Earlier this week, Dr Andreas Dombret, Member of the Executive Board of the Deutsche Bundesbank, responsible for financial stability and risk controlling, delivered an open lecture in Hamburg, entitled “In the year 2013 – Challenges from a financial stability perspective” . Apart from the burning questions he posed for a number of Eurozone countries’ sovereign debt, he went as far as to question the stability of the commercial banking system of Germany.
According to Dombret the black spots over his own country’s financial system are caused from long exposure to the maritime sector. The German mercantile marine is Eurozone’s second largest shipping industry, only after the mighty Greek fleet. The German banking system has being traditionally offering strong support to the country’s shipping sector and as a result it has now accumulated a huge pile of such loans. Unfortunately the crisis that is now spreading over the world’s mercantile marine has transformed a large part of those debts into high risk assets.
The total exposure of Germany’s banking system to the shipping industry is estimated now by Dombret at €100 billion. Of course this exposure is not restricted only to German operators and ship-owners. As a result if the crisis continues engulfing the ocean-going fleet, the German financial system will be confronted with mounting problems.
As everybody knows, the merchant marine crisis is now fast spreading not only to all freight prices but touches by contagion the values of the ships itself. At this point it must be noted that during the last two decades the Greek ship-owners, by wholesale buying and selling entire fleets according to what they predict about the future developments of freight prices, have transformed the shipping industry into a bourse of ship values.
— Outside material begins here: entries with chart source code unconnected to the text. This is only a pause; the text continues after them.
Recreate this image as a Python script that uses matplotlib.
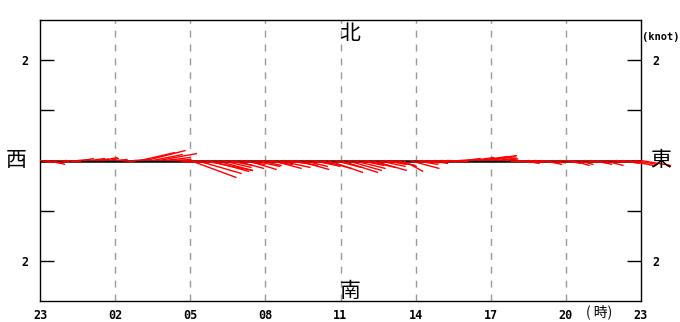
import matplotlib
matplotlib.use('Agg')
import matplotlib.pyplot as plt
import numpy as np

# time axis: hours since 23:00, one stick every 15 minutes
hours = np.arange(0, 24.01, 0.25)
xtick_pos = [0, 3, 6, 9, 12, 15, 18, 21, 24]
xtick_labels = ['23', '02', '05', '08', '11', '14', '17', '20', '23']

# east (u) and north (v) components in knots
u = [0.25, 0.3, 0.25, 0.2,
     0.25, 0.2, 0.25, 0.2,
     0.3, 0.25, 0.3, 0.2,
     0.25, 0.2, 0.15, 0.3,
     0.7, 0.78, 0.6, 0.76,
     0.5, 0.4, 0.3, 0.5,
     0.92, 0.9, 1.0, 0.8,
     0.75, 0.6, 0.5, 0.6,
     0.5, 0.6, 0.55, 0.45,
     0.55, 0.6, 0.65, 0.45,
     0.55, 0.65, 0.5, 0.5,
     0.5, 0.6, 0.7, 0.55,
     0.75, 0.7, 0.65, 0.5,
     0.6, 0.7, 0.55, 0.45,
     0.5, 0.4, 0.4, 0.6,
     0.45, 0.35, 0.4, 0.3,
     0.3, 0.35, 0.3, 0.35,
     0.3, 0.45, 0.6, 0.65,
     0.5, 0.4, 0.3, 0.25,
     0.3, 0.35, 0.3, 0.25,
     0.35, 0.3, 0.25, 0.3,
     0.3, 0.35, 0.3, 0.25,
     0.35, 0.3, 0.4, 0.3,
     0.4, 0.35, 0.5, 0.45,
     0.6]
v = [-0.04, -0.06, -0.08, -0.03,
     -0.02, 0.0, 0.02, 0.04,
     0.04, 0.03, 0.06, 0.04,
     0.02, -0.02, 0.0, 0.02,
     0.16, 0.2, 0.12, 0.14,
     0.06, 0.02, -0.04, -0.05,
     -0.34, -0.26, -0.2, -0.22,
     -0.2, -0.14, -0.1, -0.16,
     -0.08, -0.18, -0.12, -0.1,
     -0.08, -0.16, -0.14, -0.06,
     -0.1, -0.18, -0.12, -0.08,
     -0.12, -0.16, -0.24, -0.14,
     -0.24, -0.2, -0.16, -0.1,
     -0.14, -0.2, -0.12, -0.08,
     -0.1, -0.12, -0.22, -0.16,
     -0.08, -0.05, -0.06, -0.03,
     -0.02, -0.01, 0.0, 0.02,
     0.04, 0.06, 0.08, 0.1,
     0.08, 0.05, 0.03, 0.0,
     -0.04, -0.06, -0.04, -0.02,
     -0.06, -0.08, -0.05, -0.02,
     -0.06, -0.1, -0.08, -0.04,
     -0.06, -0.08, -0.1, -0.04,
     -0.04, -0.06, -0.1, -0.08,
     -0.1]

W, H = 680, 322
fig = plt.figure(figsize=(W / 100, H / 100), dpi=100)
x0, x1, y0, y1 = 40, 641, 20, 301
ax = fig.add_axes([x0 / W, 1 - y1 / H, (x1 - x0) / W, (y1 - y0) / H])

ymax = 2.8
ax.set_xlim(0, 24)
ax.set_ylim(-ymax, ymax)

# one knot east must cover as many pixels as one knot north
px_per_knot = (y1 - y0) / (2 * ymax)
px_per_hour = (x1 - x0) / 24.0
k = px_per_knot / px_per_hour

for g in xtick_pos[1:-1]:
    ax.axvline(g, color='#999999', lw=1, dashes=(5, 5), zorder=1)

ax.axhline(0, color='k', lw=1.8, zorder=2)
for t, uu, vv in zip(hours, u, v):
    ax.plot([t, t + uu * k], [0, vv], color='red', lw=1, zorder=3,
            clip_on=False, solid_capstyle='butt')

mono = dict(family='DejaVu Sans Mono', weight='bold', size=8.5)
ax.set_xticks(xtick_pos)
ax.set_xticklabels(xtick_labels, fontdict=mono)
ax.tick_params(axis='x', length=0, pad=6)

ax.set_yticks([-2, -1, 0, 1, 2])
ax.set_yticklabels(['2', '', '', '', '2'], fontdict=mono)
ax.tick_params(axis='y', direction='in', length=10, width=1, pad=8,
               left=True, right=True, labelleft=True, labelright=True)
for lab in ax.get_yticklabels():
    lab.set_fontfamily('DejaVu Sans Mono')
    lab.set_fontweight('bold')

for s in ax.spines.values():
    s.set_linewidth(1)
    s.set_color('k')

cjk = dict(family=['Noto Sans CJK JP', 'DejaVu Sans'], size=15)
ax.text(0.516, 0.99, '北', transform=ax.transAxes, ha='center', va='top', **cjk)
ax.text(0.516, -0.005, '南', transform=ax.transAxes, ha='center', va='bottom', **cjk)
fig.text(16 / W, 1 - 160 / H, '西', ha='center', va='center', **cjk)
fig.text(661 / W, 1 - 160 / H, '東', ha='center', va='center', **cjk)

fig.text(642 / W, 1 - 37 / H, '(knot)', ha='left', va='center',
         family='DejaVu Sans Mono', weight='bold', size=7.5)
fig.text(599 / W, 1 - 312 / H, '( 時)', ha='center', va='center',
         family=['Noto Sans CJK JP', 'DejaVu Sans'], size=10)

fig.savefig('out.png', dpi=100)
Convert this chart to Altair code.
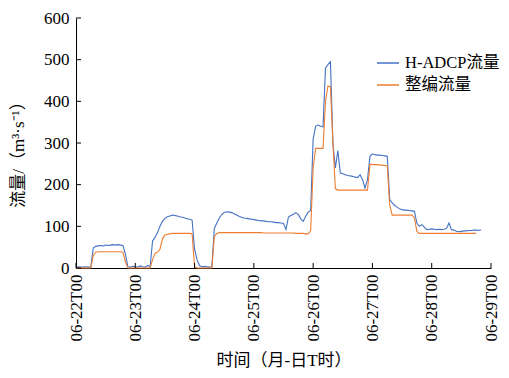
import altair as alt
import pandas as pd

# ---- data (hourly) ----
series_names = ["H-ADCP流量", "整编流量"]
series_colors = ["#4472C4", "#ED7D31"]

# hours since 06-22T00
blue_values = [
    2, 3, 2, 2, 3, 2, 2,
    48, 52, 53, 54, 53, 55, 54, 55, 56, 55, 56, 55, 54, 34, 3,
    2, 4, 3, 2, 5, 3, 2, 6, 3,
    65, 74, 85, 100, 112, 119, 123, 125, 127, 126, 125, 123, 122, 120, 118, 117, 115,
    45, 20, 6, 3, 4, 3, 2, 3,
    95, 108, 120, 128, 133, 135, 134, 133, 130, 127,
    124, 122, 120, 119, 118, 117, 116, 115, 114, 113,
    113, 112, 111, 111, 110, 109, 109, 108, 107, 92,
    122, 126, 129, 133, 128, 118, 112, 124, 134, 138,
    310, 340, 343, 340, 339, 480, 488, 495, 300, 240,
    282, 228, 226, 224, 222, 221, 220, 218, 217, 224,
    212, 192, 212,
    268, 274, 272, 271, 271, 270, 269, 268, 165, 156,
    150, 146, 142, 140, 139, 139, 138, 137, 136,
    108, 100, 104, 98, 92, 93, 94, 93, 92, 93,
    92, 93, 95, 108, 92, 91, 88, 87, 88, 89,
    89, 90, 90, 91, 91, 90, 92,
]

orange_values = [
    0, 0, 0, 0, 0, 0, 0,
    30, 38, 39, 39, 39, 39, 39, 39, 39, 39, 39, 39, 38, 15, 0,
    0, 0, 0, 0, 0, 0, 0, 0, 0,
    20, 35, 38, 45, 70, 79, 81,
    82, 83, 83, 83, 83, 83, 83, 83, 83, 82,
    3, 0, 0, 0, 0, 0, 0, 0,
    75, 83,
    85, 85, 85, 85, 85, 85, 85, 85, 85, 85, 85, 85, 85, 85, 85, 85, 85, 85,
    84, 84, 84, 84, 84, 84, 84, 84, 84, 84, 84, 84, 84,
    83, 83, 83, 83, 82, 82,
    90,
    240, 287, 287, 287, 287, 400, 437, 435, 300, 190,
    187, 187, 187, 187, 187, 187, 187, 187, 187, 187, 187, 187, 187,
    249, 248, 248, 248, 247, 247, 246, 245, 150, 127,
    127, 127, 127, 127, 127, 127, 127, 127, 120,
    88, 83, 83, 83, 83, 83, 83, 83, 83, 83, 83, 83, 83,
    83, 83, 83, 83, 83, 83, 83, 83, 83, 83, 83, 83,
]

x_tick_hours = [0, 24, 48, 72, 96, 120, 144, 168]
x_tick_labels = ["06-22T00", "06-23T00", "06-24T00", "06-25T00",
                 "06-26T00", "06-27T00", "06-28T00", "06-29T00"]
y_tick_values = [0, 100, 200, 300, 400, 500, 600]

rows = [{"h": i, "v": v, "s": series_names[0]} for i, v in enumerate(blue_values)]
rows += [{"h": i, "v": v, "s": series_names[1]} for i, v in enumerate(orange_values)]
df = pd.DataFrame(rows)

FONT = "Liberation Serif, Noto Sans CJK SC, serif"

label_expr = "[" + ",".join("'%s'" % l for l in x_tick_labels) + "][round(datum.value/24)]"

x_scale = alt.Scale(domain=[0, 168], nice=False, zero=False)
y_scale = alt.Scale(domain=[0, 600], nice=False)

x_axis = alt.Axis(values=x_tick_hours, labelExpr=label_expr, labelAngle=270,
                  ticks=False, grid=False, labelPadding=6,
                  title="时间（月-日T时）", titleY=92, titleBaseline="middle")
y_axis = alt.Axis(values=y_tick_values, ticks=False, grid=False, labelPadding=7,
                  title="流量/（m³·s⁻¹）", titleX=-58, titleY=132,
                  titleAngle=270, titleBaseline="middle", titleAlign="center")

lines = alt.Chart(df).mark_line(strokeWidth=1.1).encode(
    x=alt.X("h:Q", scale=x_scale, axis=x_axis),
    y=alt.Y("v:Q", scale=y_scale, axis=y_axis),
    color=alt.Color("s:N", scale=alt.Scale(domain=series_names, range=series_colors),
                    legend=alt.Legend(title=None, orient="none", legendX=300, legendY=33,
                                      symbolType="stroke", symbolSize=484,
                                      symbolStrokeWidth=1.5, labelOffset=5,
                                      labelFontSize=16.5, rowPadding=1, padding=0)),
)

ytick_df = pd.DataFrame({"yt": y_tick_values})
xtick_df = pd.DataFrame({"xt": x_tick_hours})

y_ticks = alt.Chart(ytick_df).mark_rule(color="black", strokeWidth=1).encode(
    y=alt.Y("yt:Q", scale=y_scale, axis=y_axis),
    x=alt.value(0), x2=alt.value(5),
)
x_ticks = alt.Chart(xtick_df).mark_rule(color="black", strokeWidth=1).encode(
    x=alt.X("xt:Q", scale=x_scale, axis=x_axis),
    y=alt.value(250), y2=alt.value(245),
)

chart = alt.layer(lines, y_ticks, x_ticks).properties(
    width=415, height=250,
    padding={"left": 68, "top": 10, "right": 10, "bottom": 100},
    autosize=alt.AutoSizeParams(type="none"),
).configure_view(stroke=None).configure_axis(
    domainColor="black", domainWidth=1,
    labelFont=FONT, labelFontSize=17, labelColor="black",
    titleFont=FONT, titleFontSize=17, titleColor="black", titleFontWeight="normal",
).configure_legend(
    labelFont=FONT, labelFontSize=17, labelColor="black",
)

chart.save("out.html", embed_options={"renderer": "svg", "actions": False})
Consequently a down turn of freight prices is nowadays instantly transmitted to ships’ values. Given however that ships are being used as collateral for bank loans, the freight crisis is quickly transformed into a financial crisis for ship-owners, operators and of course the lenders. Today the German banks hold probably the largest portfolio of shipping loans in the world, with the country’s HSH Nordbank to be first in this. In the second place, as far as the exposure to the shipping industry is concerned, comes a Norwegian bank with the German Commerzbank being third in this list. More German banks hold smaller shipping loan portfolios.
In any case the exposure of the German financial system to the shipping sector is diminishing over time but still the issue remains a burning one. The German mercantile marine is the third largest of the world, behind the Japanese fleet which is second with 3,990 ships and the Greek fleet always in the first position.
The German banker who spoke in the Hamburg held responsible the same factors for both, the Eurozone sovereign debt crisis and the merchant marine loan problems. Those factors are the excessive indebtedness and the over optimistic expectations for the future. After the outbreak of the 2008 credit crunch with the bankruptcy of Lehman Brothers and the subsequent spreading of the financial crisis to the real economy, naval freights took a steep downward path and they are still losing grounds.